In radio, dialogue has to do much more than in any other dramatic medium. It has to carry the plot forward, portray the characters, place them in time and space, provide the props and paint the scenery. All of this without the advantage of a safety net. Of course dialogue can be aided by sound effects and music but these cannot, on their own, tell the story. They can back up the words and create mood and atmosphere but can’t give us the amount of detail needed to deliver a plot for example.

The job of the writer becomes one of artful manipulation of language to set the scene in a naturalistic way and introduce the required narrative detail while still creating something that sounds like real conversation. This can be very difficult. If Uncle Jack enters and we need to introduce him, the writer must find ways of saying something other than ‘Here comes Uncle Jack’. The best way to do this, as in all revelation of story or back-story, is to find a conflict somewhere in the scene. If for example someone says ‘Here comes that two-faced swindler Uncle Jack’ the listener will be interested without realising he’s being fed necessary information.

When we design our cast we must also be careful not to have characters who are too much alike. In movies and television we can easily see who a character is and rely on sight alone to differentiate between each player. In radio we don’t have that luxury. We have to use voice to set them apart. If, for example, you have written a play or a scene involving three teenage girls from the same background it will be very difficult for the listener to work out who is who.

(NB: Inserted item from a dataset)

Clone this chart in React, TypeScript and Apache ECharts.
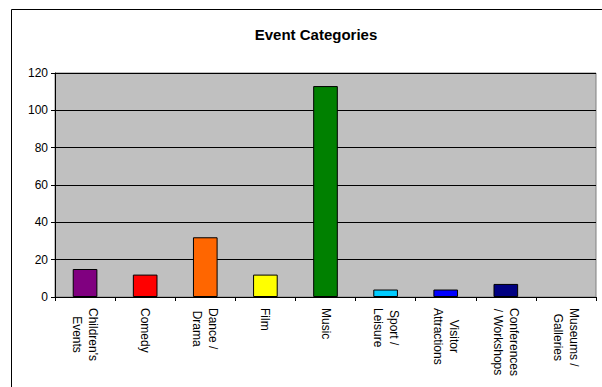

Without sounding too simplistic it is best to have scenes in which a man talks to woman, or Russian talks to Englishman, or street kid talks to toff etc, etc. This is not always possible and I’m not suggesting you give your characters speech impediments or make them Spanish for no good reason, but clever use of cast design can greatly help your play. My first play for Radio 4, Macmorris, involved four minor characters from Shakespeare’s HenryV. They are all soldiers of about the same age. This could have been a nightmare for radio. However the four are, an Englishman, a Scotsman, a Welshman and an Irishman. They are immediately recognisable by their accents and the audience needs no introduction to understand who they are. In fact I hadn’t planned it that way but discovered the simplicity of this while working on the script. It’s a lesson I haven’t forgotten.

Do not overlook the potential of monologue on radio either. A voice-over narration or a soliloquy takes on new power when delivered by a radio actor directly into our ear. The one-to-one feel of a radio drama can be therefore exploited for dramatic force. There have indeed been successful radio plays for one voice only but I think monologues are best reserved for moments when no other way of driving the story can be found. In that situation, the full power of the monologue and English words can be turned to full dramatic advantage.